Lagi asik-asik minum, eh, ada orang dateng.
“Kenalin, aku Dilan.”
Aku bingung. Siapa lu? kataku. Tapi dalam hati aja. Jadi nyatanya ya aku diem aja. Nggak enak gitu lho kalo diomongin. Hehe.
Dia cerita panjang lebar. Aku sih nyimak aja.
Dia bilang, waktu tahun 90-an, dia punya pacar, namanya Milea.
Dia cerita gimana dia pertama kali ketemu Milea.
Dia cerita waktu kasih kado ulang tahun Milea: buku TTS. Katanya: Selamat ulang tahun, Milea. ini hadiah untukmu, Cuma TTS. Tapi sudah kuisi semua. Aku sayang kamu. Aku tidak mau kamu pusing karena harus mengisinya.
Dia cerita juga soal cemburu. Katanya: Cemburu itu cuma buat orang yang nggak percaya diri.
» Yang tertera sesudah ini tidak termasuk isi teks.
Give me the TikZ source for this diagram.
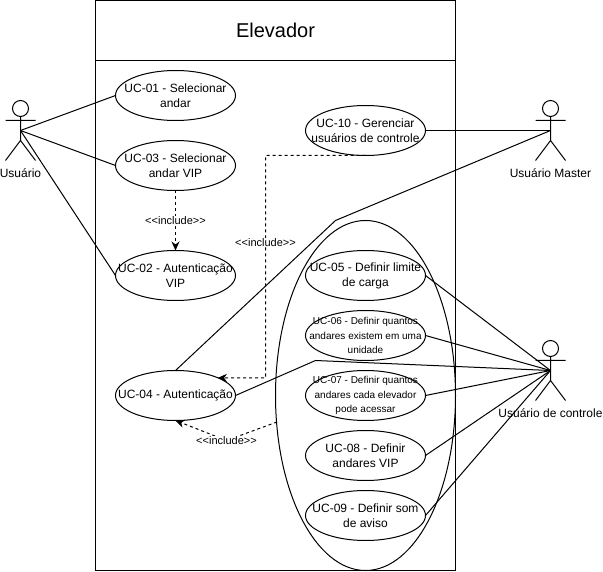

Nyatanya, waktu itu dia juga nggak percaya diri. Hihi.
Dan Dilan cerita tentang yang lain.
Setelah dia ngalor-ngidul, akhirnya aku beraniin ngomong ke dia.
“Dilan, kamu kayak es teh manis ini. Manis. Pas. Nggak lebih, nggak kurang. Diminum pas lagi haus. Tegukan pertama bikin seger. Begitu abis, pengen nambah lagi. Aku nggak kenal kamu. Tapi waktu aku denger cerita kamu, nggak tahu kenapa kayaknya menarik. Dan aku tertarik. Ceritamu bikin aku senyam-senyum sendiri. Ya, sendiri aja nggak ngajak kamu. Jadi ngayal. Ah, aku jadi pengen punya orang kayak Dilan.”
“Lho, kamu juga punya Dilan, tapi namanya bukan Dilan. Hehe.”